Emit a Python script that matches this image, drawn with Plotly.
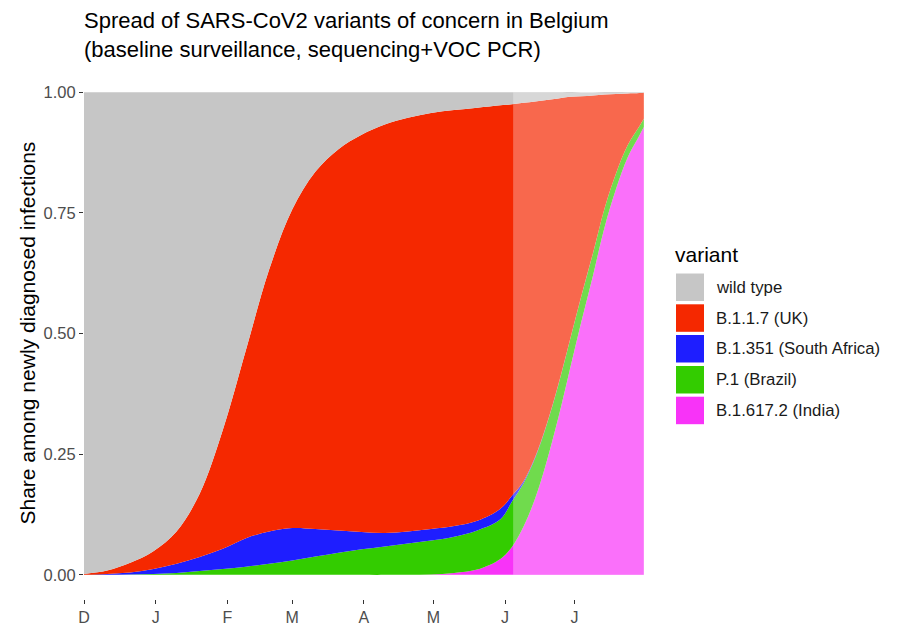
import plotly.graph_objects as go

# ---- data ----
dates = ["2020-12-01", "2020-12-11", "2020-12-21", "2020-12-31", "2021-01-10", "2021-01-20",
         "2021-01-30", "2021-02-09", "2021-02-19", "2021-03-01", "2021-03-11", "2021-03-21",
         "2021-03-31", "2021-04-10", "2021-04-20", "2021-04-30", "2021-05-10", "2021-05-20",
         "2021-05-30", "2021-06-04", "2021-06-09", "2021-06-14", "2021-06-19", "2021-06-24",
         "2021-06-29", "2021-07-04", "2021-07-09", "2021-07-14", "2021-07-19", "2021-07-24",
         "2021-07-29", "2021-07-31"]

india = [0, 0, 0, 0, 0, 0, 0, 0, 0, 0, 0, 0, 0, 0, 0.0005, 0.001, 0.004, 0.011,
         0.033, 0.058, 0.10, 0.158, 0.235, 0.325, 0.425, 0.525, 0.62, 0.72, 0.80, 0.865,
         0.91, 0.928]
brazil = [0, 0, 0.001, 0.002, 0.004, 0.008, 0.012, 0.017, 0.023, 0.030, 0.038, 0.046,
          0.053, 0.059, 0.0645, 0.07, 0.075, 0.081, 0.082, 0.094, 0.090, 0.084, 0.076, 0.068,
          0.06, 0.053, 0.046, 0.039, 0.032, 0.025, 0.019, 0.017]
south_africa = [0, 0.002, 0.004, 0.010, 0.019, 0.029, 0.042, 0.059, 0.067, 0.067, 0.057,
                0.046, 0.036, 0.028, 0.025, 0.024, 0.022, 0.020, 0.022, 0.012, 0.004, 0.002,
                0.001, 0.0008, 0.0006, 0.0005, 0.0004, 0.0003, 0.0003, 0.0002, 0.0002, 0.0002]
uk = [0.002, 0.007, 0.020, 0.037, 0.067, 0.131, 0.246, 0.390, 0.542, 0.660, 0.740, 0.790,
      0.823, 0.846, 0.857, 0.862, 0.862, 0.856, 0.836, 0.811, 0.784, 0.737, 0.672, 0.593,
      0.505, 0.413, 0.327, 0.236, 0.164, 0.107, 0.069, 0.054]
wild = [0.998, 0.991, 0.975, 0.951, 0.910, 0.832, 0.700, 0.534, 0.368, 0.243, 0.165, 0.118,
        0.088, 0.067, 0.053, 0.043, 0.037, 0.032, 0.027, 0.025, 0.022, 0.019, 0.016, 0.013,
        0.010, 0.008, 0.006, 0.005, 0.004, 0.003, 0.002, 0.001]

variant_names = ["wild type", "B.1.1.7 (UK)", "B.1.351 (South Africa)", "P.1 (Brazil)",
                 "B.1.617.2 (India)"]
variant_colors = ["#C6C6C6", "#F52800", "#1E1EFF", "#33CC00", "#F833F8"]

month_ticks = ["2020-12-01", "2021-01-01", "2021-02-01", "2021-03-01", "2021-04-01",
               "2021-05-01", "2021-06-01", "2021-07-01"]
month_labels = ["D", "J", "F", "M", "A", "M", "J", "J"]

forecast_start = "2021-06-04 12:00"
x_end = "2021-07-31 12:00"

title_text = "Spread of SARS-CoV2 variants of concern in Belgium<br>(baseline surveillance, sequencing+VOC PCR)"
ytitle_text = "Share among newly diagnosed infections"
legend_title = "variant"

# ---- figure ----
W, H = 897, 627
ML, MR, MT, MB = 84, 252, 92, 28
PW, PH = W - ML - MR, H - MT - MB
FONT = "Liberation Sans, Arial, Helvetica, sans-serif"


def px_x(px):
    return (px - ML) / PW


def px_y(py):
    return 1 - (py - MT) / PH


fig = go.Figure()
series = [india, brazil, south_africa, uk, wild]
names_bottom_up = variant_names[::-1]
colors_bottom_up = variant_colors[::-1]
for vals, nm, col in zip(series, names_bottom_up, colors_bottom_up):
    fig.add_trace(go.Scatter(
        x=dates, y=vals, name=nm, mode="lines", stackgroup="one",
        line=dict(width=0, shape="spline", smoothing=1.0, color=col),
        fillcolor=col, showlegend=False, hoverinfo="x+y+name"))

shapes = [dict(type="rect", xref="x", yref="y", x0=forecast_start, x1=x_end, y0=0, y1=1,
               fillcolor="white", opacity=0.3, line=dict(width=0), layer="above")]
annotations = []

# manual legend
sw_x0, sw_x1 = 676, 704
sw_tops = [273.5, 304.3, 335, 366, 396.7]
sw_h = 27.5
for top, nm, col in zip(sw_tops, variant_names, variant_colors):
    shapes.append(dict(type="rect", xref="paper", yref="paper",
                       x0=px_x(sw_x0), x1=px_x(sw_x1), y0=px_y(top + sw_h), y1=px_y(top),
                       fillcolor=col, line=dict(width=0)))
    annotations.append(dict(xref="paper", yref="paper", x=px_x(714), y=px_y(top + sw_h / 2),
                            text=nm, showarrow=False, xanchor="left", yanchor="middle",
                            font=dict(family=FONT, size=16.8, color="#1a1a1a")))
annotations.append(dict(xref="paper", yref="paper", x=px_x(673), y=px_y(254),
                        text=legend_title, showarrow=False, xanchor="left", yanchor="middle",
                        font=dict(family=FONT, size=21, color="#000000")))
annotations.append(dict(xref="paper", yref="y", x=px_x(28), y=0.5, text=ytitle_text,
                        textangle=-90, showarrow=False, xanchor="center", yanchor="middle",
                        font=dict(family=FONT, size=21, color="#000000")))

fig.update_layout(
    width=W, height=H,
    margin=dict(l=ML, r=MR, t=MT, b=MB, autoexpand=False),
    paper_bgcolor="white", plot_bgcolor="white",
    title=dict(text=title_text, x=ML / W, xanchor="left", xref="container",
               y=1 - 28 / H, yanchor="middle",
               font=dict(family=FONT, size=22, color="#000000")),
    showlegend=False,
    shapes=shapes, annotations=annotations,
    font=dict(family=FONT),
)
fig.update_xaxes(range=["2020-12-01", x_end], tickvals=month_ticks, ticktext=month_labels,
                 showgrid=False, zeroline=False, showline=False,
                 ticks="outside", ticklen=4, tickwidth=1, tickcolor="#333333",
                 tickfont=dict(family=FONT, size=16, color="#4D4D4D"))
fig.update_yaxes(range=[-0.05, 1.0005], tickvals=[0, 0.25, 0.5, 0.75, 1.0],
                 ticktext=["0.00", "0.25", "0.50", "0.75", "1.00"],
                 showgrid=False, zeroline=False, showline=False,
                 ticks="outside", ticklen=4, tickwidth=1, tickcolor="#333333",
                 tickfont=dict(family=FONT, size=16.5, color="#4D4D4D"))

fig.write_html("out.html", config={"displayModeBar": False},
               post_script="document.body.style.margin='0';")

Aim:
Write out the whole listing again, exactly, with no pictures.

Solution:
Emit a Python script that matches this image, drawn with Plotly.
import plotly.graph_objects as go

# ---- data ----
dates = ["2020-12-01", "2020-12-11", "2020-12-21", "2020-12-31", "2021-01-10", "2021-01-20",
         "2021-01-30", "2021-02-09", "2021-02-19", "2021-03-01", "2021-03-11", "2021-03-21",
         "2021-03-31", "2021-04-10", "2021-04-20", "2021-04-30", "2021-05-10", "2021-05-20",
         "2021-05-30", "2021-06-04", "2021-06-09", "2021-06-14", "2021-06-19", "2021-06-24",
         "2021-06-29", "2021-07-04", "2021-07-09", "2021-07-14", "2021-07-19", "2021-07-24",
         "2021-07-29", "2021-07-31"]

india = [0, 0, 0, 0, 0, 0, 0, 0, 0, 0, 0, 0, 0, 0, 0.0005, 0.001, 0.004, 0.011,
         0.033, 0.058, 0.10, 0.158, 0.235, 0.325, 0.425, 0.525, 0.62, 0.72, 0.80, 0.865,
         0.91, 0.928]
brazil = [0, 0, 0.001, 0.002, 0.004, 0.008, 0.012, 0.017, 0.023, 0.030, 0.038, 0.046,
          0.053, 0.059, 0.0645, 0.07, 0.075, 0.081, 0.082, 0.094, 0.090, 0.084, 0.076, 0.068,
          0.06, 0.053, 0.046, 0.039, 0.032, 0.025, 0.019, 0.017]
south_africa = [0, 0.002, 0.004, 0.010, 0.019, 0.029, 0.042, 0.059, 0.067, 0.067, 0.057,
                0.046, 0.036, 0.028, 0.025, 0.024, 0.022, 0.020, 0.022, 0.012, 0.004, 0.002,
                0.001, 0.0008, 0.0006, 0.0005, 0.0004, 0.0003, 0.0003, 0.0002, 0.0002, 0.0002]
uk = [0.002, 0.007, 0.020, 0.037, 0.067, 0.131, 0.246, 0.390, 0.542, 0.660, 0.740, 0.790,
      0.823, 0.846, 0.857, 0.862, 0.862, 0.856, 0.836, 0.811, 0.784, 0.737, 0.672, 0.593,
      0.505, 0.413, 0.327, 0.236, 0.164, 0.107, 0.069, 0.054]
wild = [0.998, 0.991, 0.975, 0.951, 0.910, 0.832, 0.700, 0.534, 0.368, 0.243, 0.165, 0.118,
        0.088, 0.067, 0.053, 0.043, 0.037, 0.032, 0.027, 0.025, 0.022, 0.019, 0.016, 0.013,
        0.010, 0.008, 0.006, 0.005, 0.004, 0.003, 0.002, 0.001]

variant_names = ["wild type", "B.1.1.7 (UK)", "B.1.351 (South Africa)", "P.1 (Brazil)",
                 "B.1.617.2 (India)"]
variant_colors = ["#C6C6C6", "#F52800", "#1E1EFF", "#33CC00", "#F833F8"]

month_ticks = ["2020-12-01", "2021-01-01", "2021-02-01", "2021-03-01", "2021-04-01",
               "2021-05-01", "2021-06-01", "2021-07-01"]
month_labels = ["D", "J", "F", "M", "A", "M", "J", "J"]

forecast_start = "2021-06-04 12:00"
x_end = "2021-07-31 12:00"

title_text = "Spread of SARS-CoV2 variants of concern in Belgium<br>(baseline surveillance, sequencing+VOC PCR)"
ytitle_text = "Share among newly diagnosed infections"
legend_title = "variant"

# ---- figure ----
W, H = 897, 627
ML, MR, MT, MB = 84, 252, 92, 28
PW, PH = W - ML - MR, H - MT - MB
FONT = "Liberation Sans, Arial, Helvetica, sans-serif"


def px_x(px):
    return (px - ML) / PW


def px_y(py):
    return 1 - (py - MT) / PH


fig = go.Figure()
series = [india, brazil, south_africa, uk, wild]
names_bottom_up = variant_names[::-1]
colors_bottom_up = variant_colors[::-1]
for vals, nm, col in zip(series, names_bottom_up, colors_bottom_up):
    fig.add_trace(go.Scatter(
        x=dates, y=vals, name=nm, mode="lines", stackgroup="one",
        line=dict(width=0, shape="spline", smoothing=1.0, color=col),
        fillcolor=col, showlegend=False, hoverinfo="x+y+name"))

shapes = [dict(type="rect", xref="x", yref="y", x0=forecast_start, x1=x_end, y0=0, y1=1,
               fillcolor="white", opacity=0.3, line=dict(width=0), layer="above")]
annotations = []

# manual legend
sw_x0, sw_x1 = 676, 704
sw_tops = [273.5, 304.3, 335, 366, 396.7]
sw_h = 27.5
for top, nm, col in zip(sw_tops, variant_names, variant_colors):
    shapes.append(dict(type="rect", xref="paper", yref="paper",
                       x0=px_x(sw_x0), x1=px_x(sw_x1), y0=px_y(top + sw_h), y1=px_y(top),
                       fillcolor=col, line=dict(width=0)))
    annotations.append(dict(xref="paper", yref="paper", x=px_x(714), y=px_y(top + sw_h / 2),
                            text=nm, showarrow=False, xanchor="left", yanchor="middle",
                            font=dict(family=FONT, size=16.8, color="#1a1a1a")))
annotations.append(dict(xref="paper", yref="paper", x=px_x(673), y=px_y(254),
                        text=legend_title, showarrow=False, xanchor="left", yanchor="middle",
                        font=dict(family=FONT, size=21, color="#000000")))
annotations.append(dict(xref="paper", yref="y", x=px_x(28), y=0.5, text=ytitle_text,
                        textangle=-90, showarrow=False, xanchor="center", yanchor="middle",
                        font=dict(family=FONT, size=21, color="#000000")))

fig.update_layout(
    width=W, height=H,
    margin=dict(l=ML, r=MR, t=MT, b=MB, autoexpand=False),
    paper_bgcolor="white", plot_bgcolor="white",
    title=dict(text=title_text, x=ML / W, xanchor="left", xref="container",
               y=1 - 28 / H, yanchor="middle",
               font=dict(family=FONT, size=22, color="#000000")),
    showlegend=False,
    shapes=shapes, annotations=annotations,
    font=dict(family=FONT),
)
fig.update_xaxes(range=["2020-12-01", x_end], tickvals=month_ticks, ticktext=month_labels,
                 showgrid=False, zeroline=False, showline=False,
                 ticks="outside", ticklen=4, tickwidth=1, tickcolor="#333333",
                 tickfont=dict(family=FONT, size=16, color="#4D4D4D"))
fig.update_yaxes(range=[-0.05, 1.0005], tickvals=[0, 0.25, 0.5, 0.75, 1.0],
                 ticktext=["0.00", "0.25", "0.50", "0.75", "1.00"],
                 showgrid=False, zeroline=False, showline=False,
                 ticks="outside", ticklen=4, tickwidth=1, tickcolor="#333333",
                 tickfont=dict(family=FONT, size=16.5, color="#4D4D4D"))

fig.write_html("out.html", config={"displayModeBar": False},
               post_script="document.body.style.margin='0';")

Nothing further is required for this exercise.